Putting on an old hoodie, I headed out to the shed. I grabbed a ladder and a big, blue tarp, and I pulled a couple bricks out from under the shed. Climbing up onto the shingles, cold rain splattered against my skin.
I began to work, looking for the source of the leak, leaning down to examine the shingles as the water soaked me from head to toe.
Toiling on the roof, it dawned on me that I was a slave to these tiny beads of water that threatened our investment. Meanwhile, if the Mayans were correct, the fate of the planet dangled precariously before a dark abyss.
How might this tarp fare against Apocalyptic fire?
Here I was, standing proud atop our home on a modest chunk of land, muddy bricks in each hand, mitigating what amounted to the worst of my problems.
It was a blessing in itself to have a roof at all, not to mention a loving family, a beautiful wife and good friends (some of whom recently put up with us for a whole weekend in Kentucky).
So, as I stood shivering in the pouring rain, I felt re-energized. Using the bricks to anchor it against the shingles, I draped the tarp over the skylight and covered the likely problem areas.

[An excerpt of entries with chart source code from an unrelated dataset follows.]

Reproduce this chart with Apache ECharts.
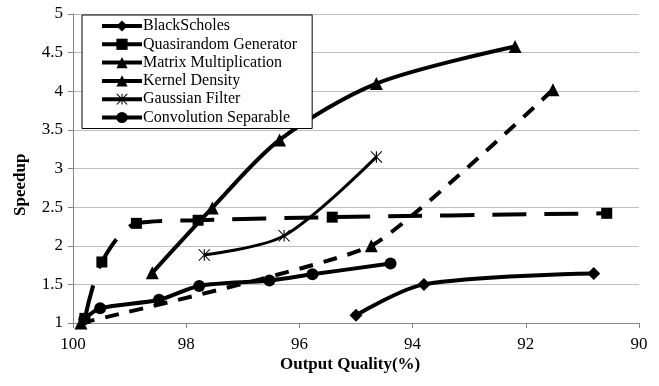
<!DOCTYPE html>
<html>
<head>
<meta charset="utf-8">
<script src="https://cdn.jsdelivr.net/npm/echarts@6/dist/echarts.min.js"></script>
<style>
html,body{margin:0;padding:0;background:#fff;}
#chart{width:659px;height:386px;}
</style>
</head>
<body>
<div id="chart"></div>
<script>
// ---- data ----
var seriesNames = ['BlackScholes', 'Quasirandom Generator', 'Matrix Multiplication', 'Kernel Density', 'Gaussian Filter', 'Convolution Separable'];
var blackScholesX = [95.0, 93.8, 90.8];
var blackScholesY = [1.1, 1.5, 1.64];
var quasirandomX = [99.79, 99.49, 98.88, 97.79, 95.42, 90.57];
var quasirandomY = [1.06, 1.79, 2.29, 2.33, 2.37, 2.42];
var matrixX = [98.6, 97.54, 96.35, 94.64, 92.19];
var matrixY = [1.65, 2.49, 3.37, 4.1, 4.58];
var kernelX = [99.86, 94.73, 91.52];
var kernelY = [1.0, 2.0, 4.02];
var gaussianX = [97.68, 96.27, 94.64];
var gaussianY = [1.88, 2.13, 3.15];
var convolutionX = [99.8, 99.52, 98.48, 97.77, 96.53, 95.77, 94.39];
var convolutionY = [1.05, 1.19, 1.3, 1.48, 1.55, 1.63, 1.77];
var xTicks = {min: 90, max: 100, interval: 2};
var yTicks = {min: 1, max: 5, interval: 0.5};

function pairs(xs, ys) { return xs.map(function (x, i) { return [x, ys[i]]; }); }

var FONT = "'Liberation Serif', 'Times New Roman', serif";
var asterisk = 'path://M-0.4,-5 L0.4,-5 L0.4,5 L-0.4,5 Z M-4.31,-4.75 L-3.69,-5.25 L4.31,4.75 L3.69,5.25 Z M4.31,-4.75 L-3.69,5.25 L-4.31,4.75 L3.69,-5.25 Z';

function mk(name, xs, ys, symbol, size, width, dash, smooth) {
  return {
    name: name,
    type: 'line',
    data: pairs(xs, ys),
    smooth: smooth == null ? 0.3 : smooth,
    symbol: symbol,
    symbolSize: size,
    showAllSymbol: true,
    lineStyle: {color: '#000', width: width, type: dash || 'solid', cap: 'butt'},
    itemStyle: {color: '#000', borderWidth: 0},
    emphasis: {disabled: true},
    animation: false
  };
}

var chart = echarts.init(document.getElementById('chart'), null, {renderer: 'canvas'});
chart.setOption({
  animation: false,
  backgroundColor: '#fff',
  grid: {left: 73, right: 20, top: 14, bottom: 63},
  legend: {
    left: 82, top: 15,
    orient: 'vertical',
    data: seriesNames,
    itemWidth: 40, itemHeight: 14, itemGap: 2.3,
    padding: [3, 15, 3, 18],
    borderColor: '#000', borderWidth: 1,
    backgroundColor: '#fff',
    lineStyle: {width: 4, type: 'solid'},
    textStyle: {fontFamily: FONT, fontSize: 16, lineHeight: 16, color: '#000', padding: [0, 0, 0, -4]},
    selectedMode: false
  },
  xAxis: {
    type: 'value', inverse: true,
    min: xTicks.min, max: xTicks.max, interval: xTicks.interval,
    axisLine: {lineStyle: {color: '#868686', width: 1}},
    axisTick: {show: true, length: 5, lineStyle: {color: '#868686'}},
    splitLine: {show: false},
    axisLabel: {fontFamily: FONT, fontSize: 17, color: '#000', margin: 13}
  },
  yAxis: {
    type: 'value',
    min: yTicks.min, max: yTicks.max, interval: yTicks.interval,
    axisLine: {show: true, lineStyle: {color: '#868686', width: 1}},
    axisTick: {show: true, length: 5, lineStyle: {color: '#868686'}},
    splitLine: {show: true, lineStyle: {color: '#bfbfbf', width: 1}},
    axisLabel: {fontFamily: FONT, fontSize: 17, color: '#000', margin: 10}
  },
  graphic: [
    {type: 'text', left: 280, top: 356, style: {text: 'Output Quality(%)', font: 'bold 17px ' + FONT, fill: '#000'}},
    {type: 'text', x: 12, y: 216, rotation: Math.PI / 2, style: {text: 'Speedup', font: 'bold 17px ' + FONT, fill: '#000'}}
  ],
  series: [
    mk(seriesNames[0], blackScholesX, blackScholesY, 'diamond', 13, 4),
    mk(seriesNames[1], quasirandomX, quasirandomY, 'rect', 11, 4, [34, 18]),
    mk(seriesNames[2], matrixX, matrixY, 'triangle', 13, 4),
    mk(seriesNames[3], kernelX, kernelY, 'triangle', 13, 4, [14, 11], 0.15),
    mk(seriesNames[4], gaussianX, gaussianY, asterisk, 12, 3),
    mk(seriesNames[5], convolutionX, convolutionY, 'circle', 12, 4)
  ]
});
</script>
</body>
</html>
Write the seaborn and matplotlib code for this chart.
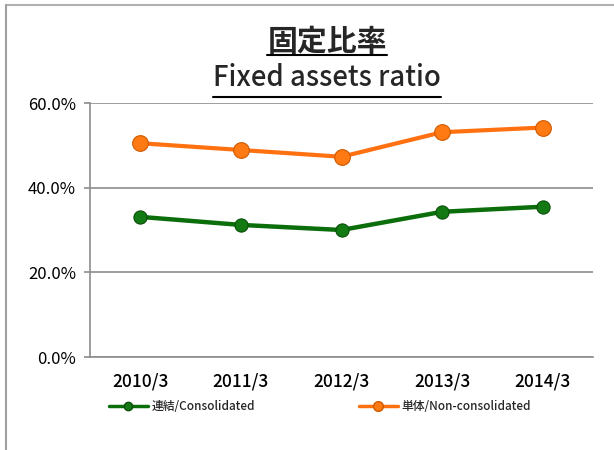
import matplotlib
matplotlib.use("Agg")
import matplotlib.pyplot as plt
from matplotlib.lines import Line2D
from matplotlib.ticker import FuncFormatter
import seaborn as sns
import pandas as pd

periods = ["2010/3", "2011/3", "2012/3", "2013/3", "2014/3"]
consolidated = [33.1, 31.2, 30.0, 34.3, 35.5]
non_consolidated = [50.5, 48.9, 47.3, 53.1, 54.2]
label_cons = "連結/Consolidated"
label_non = "単体/Non-consolidated"
title_jp = "固定比率"
title_en = "Fixed assets ratio"

sns.set_theme(style="white")
fam = ["Noto Sans CJK JP", "DejaVu Sans"]
plt.rcParams["font.family"] = fam

df = pd.DataFrame({
    "period": periods * 2,
    "value": consolidated + non_consolidated,
    "series": [label_cons] * len(periods) + [label_non] * len(periods),
})

fig = plt.figure(figsize=(6.14, 4.5), dpi=100)
ax = fig.add_axes([90 / 614, 1 - 357 / 450, (593 - 90) / 614, (357 - 103) / 450])

styles = {
    label_cons: dict(color="#0b6e0b", mfc="#137a13", mec="#0a4f0a", ms=9.5, lw=3.2),
    label_non: dict(color="#ff7010", mfc="#ff7a12", mec="#d05a00", ms=11.3, lw=3.0),
}
for name in [label_cons, label_non]:
    st = styles[name]
    sub = df[df["series"] == name]
    sns.lineplot(data=sub, x="period", y="value", ax=ax, sort=False,
                 color=st["color"], lw=st["lw"], marker="o", markersize=st["ms"],
                 markerfacecolor=st["mfc"], markeredgecolor=st["mec"], markeredgewidth=0.8,
                 label=name, legend=False)

ax.set_xlim(-0.5, len(periods) - 0.5)
ax.set_ylim(0, 60)
ax.set_yticks([0, 20, 40, 60])
ax.yaxis.set_major_formatter(FuncFormatter(lambda v, p: f"{v:.1f}%"))
ax.set_xlabel("")
ax.set_ylabel("")
ax.grid(axis="y", color="#8c8c8c", lw=1.2)
ax.set_axisbelow(True)
for s in ["top", "right"]:
    ax.spines[s].set_visible(False)
for s in ["left", "bottom"]:
    ax.spines[s].set_color("#8c8c8c")
    ax.spines[s].set_linewidth(1.2)
ax.tick_params(axis="y", left=True, length=4, color="#8c8c8c", width=1.2, pad=6)
ax.tick_params(axis="x", bottom=False, pad=5)
for t in ax.get_yticklabels():
    t.set_fontsize(12)
    t.set_color("black")
for t in ax.get_xticklabels():
    t.set_fontsize(12.5)
    t.set_fontweight("medium")
    t.set_color("black")

handles = [
    Line2D([], [], color=styles[label_cons]["color"], lw=2.5, marker="o", ms=6,
           mfc=styles[label_cons]["mfc"], mec=styles[label_cons]["mec"]),
    Line2D([], [], color=styles[label_non]["color"], lw=2.5, marker="o", ms=7,
           mfc=styles[label_non]["mfc"], mec=styles[label_non]["mec"]),
]
fig.legend(handles, [label_cons, label_non], loc="center left",
           bbox_to_anchor=(109 / 614, 1 - 407 / 450), ncol=2, frameon=False,
           prop={"family": fam, "size": 8.5, "weight": "medium"}, handlelength=3.3,
           handletextpad=0.3, columnspacing=8.8, borderpad=0, borderaxespad=0)

t1 = fig.text(327 / 614, 1 - 42 / 450, title_jp, ha="center", va="center",
              fontsize=21.5, fontweight="bold", family=fam)
t2 = fig.text(327 / 614, 1 - 78 / 450, title_en, ha="center", va="center",
              fontsize=19.8, fontweight="medium", family=fam)

# chart border (top and left)
fig.add_artist(Line2D([6 / 614, 1], [1 - 4.5 / 450, 1 - 4.5 / 450], color="#b0b0b0", lw=1.5,
                      transform=fig.transFigure))
fig.add_artist(Line2D([6 / 614, 6 / 614], [0, 1 - 4.5 / 450], color="#a0a0a0", lw=1.5,
                      transform=fig.transFigure))

# underlines under title texts
fig.canvas.draw()
r = fig.canvas.get_renderer()
for t, uy in [(t1, 55), (t2, 97)]:
    bb = t.get_window_extent(r).transformed(fig.transFigure.inverted())
    fig.add_artist(Line2D([bb.x0, bb.x1], [1 - uy / 450, 1 - uy / 450], color="black", lw=1.5,
                          transform=fig.transFigure))

fig.savefig("out.png", dpi=100)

It was a band-aid to be sure, but I had to buy some time before we could come up with a real solution. And a real solution was going to cost some real money.
That is, unless, the Mayans are onto something. Does homeowner's insurance protect against the wrath of doomsday? Will Ameriprise buy me a new roof when flaming comets rain down from the sky?


Comments
Susan 5 months ago
You were wise to "buy some time" and not waste money on a roof that might not even be here come Saturday. But if it is, and you are doomed to pay for repairs, take heart in the fact that this kind of shift happens only once every 5,000 years.